In established pipelines, Houdini integrates via PDG (Procedural Dependency Graph) and HQueue for distributed sim and render tasks. Artists package reusable HDAs (Houdini Digital Assets) that hide node-based complexity behind custom UIs, ensuring consistency across shots. Blender supports linked libraries and Python scripts but lacks a robust HDA-like asset registry, making it less common in large-scale VFX houses.
- Houdini FX TD: deep node-based control, SOP/DOP/VOP distinctions, versioned .hip files, PDG scheduling
- Blender generalist: modeling, lighting, simpler Mantaflow sims, built-in compositor
- Studio use: Houdini in major VFX and AAA games, Blender in indie studios and smaller agencies
- Licensing: Houdini Indie for freelancers, Blender is free open-source
For freelancers, Blender shines with zero licensing cost and fast prototyping. Its community addons and asset repositories accelerate small-batch motion graphics and product visualizations. Meanwhile, Houdini Indie unlocks the same SOP/DOP/VOP toolset at reduced cost, but complexity demands deeper expertise. Freelance FX artists charge premium rates for custom particle solvers, rigid-body simulations, and pipeline integration.
Based on your goals, budget, and time, which should you learn first?
If you want fast freelance/motion-graphics work: Learn Blender first (what to prioritize and a 3-month starter plan)
If your aim is quick turnaround on logo animations, explainer videos, or social media clips, Blender offers a zero-cost entry and a streamlined pipeline. Focus on core areas that unlock motion design projects within weeks.

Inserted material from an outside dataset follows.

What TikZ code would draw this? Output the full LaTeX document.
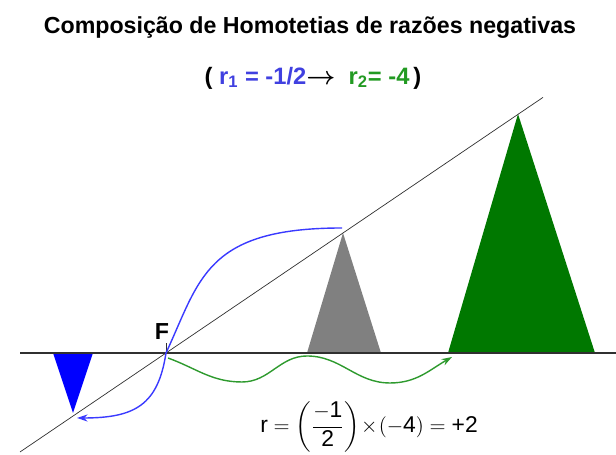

- Month 1: Interface & Modeling: Master the workspace, hotkeys, and basic mesh editing. Build simple shapes, use modifiers like Bevel and Array for quick layouts.
- Month 2: Animation & Shading: Study the Graph Editor, keyframe interpolation, and drivers. Create basic materials with the Shader Editor; leverage procedural noise for dynamic textures.
- Month 3: Geometry Nodes & Rendering: Learn Geometry Nodes to generate motion-graphics primitives. Set up a Cycles pipeline, optimize render passes, and composite in Blender’s built-in compositor.
This structured approach lets you produce portfolio-ready clips in three months. Incorporate real client briefs or online challenges to build confidence and refine timing, style, and export settings.
If you aim for VFX, procedural pipelines, or studio roles: Learn Houdini first (what to prioritize and a 6–12 month roadmap)
For complex simulations, large-scale pipelines, or studio environments, Houdini’s node-based architecture and procedural mindset are indispensable. A longer ramp-up yields deep control over assets and effects.
- Months 1–3: SOPs & VEX Fundamentals: Explore Geometry (SOP) networks, learn attribute workflows, and use VEX snippets or VOPs for custom effects. Build simple procedural rigs and reusable Houdini Digital Assets (HDAs).
- Months 4–6: DOPs, Pyro & FLIP: Dive into dynamics operators (DOPs) for rigid bodies, smoke (Pyro), and fluid (FLIP) simulations. Tweak solver settings, cache outputs, and practice side-by-side compares of parameters.
- Months 7–12: Pipeline Integration & Automation: Implement Python scripting, PDG (Procedural Dependency Graph) for batch tasks, and LOPs for USD workflows. Develop full-shot pipelines, integrate with version control, and optimize render farms.
By the end of a year, you’ll have built end-to-end procedural assets, from generation in SOP to final frames in Mantra or Karma. This positions you for studio roles requiring robust procedural pipelines and custom tooling.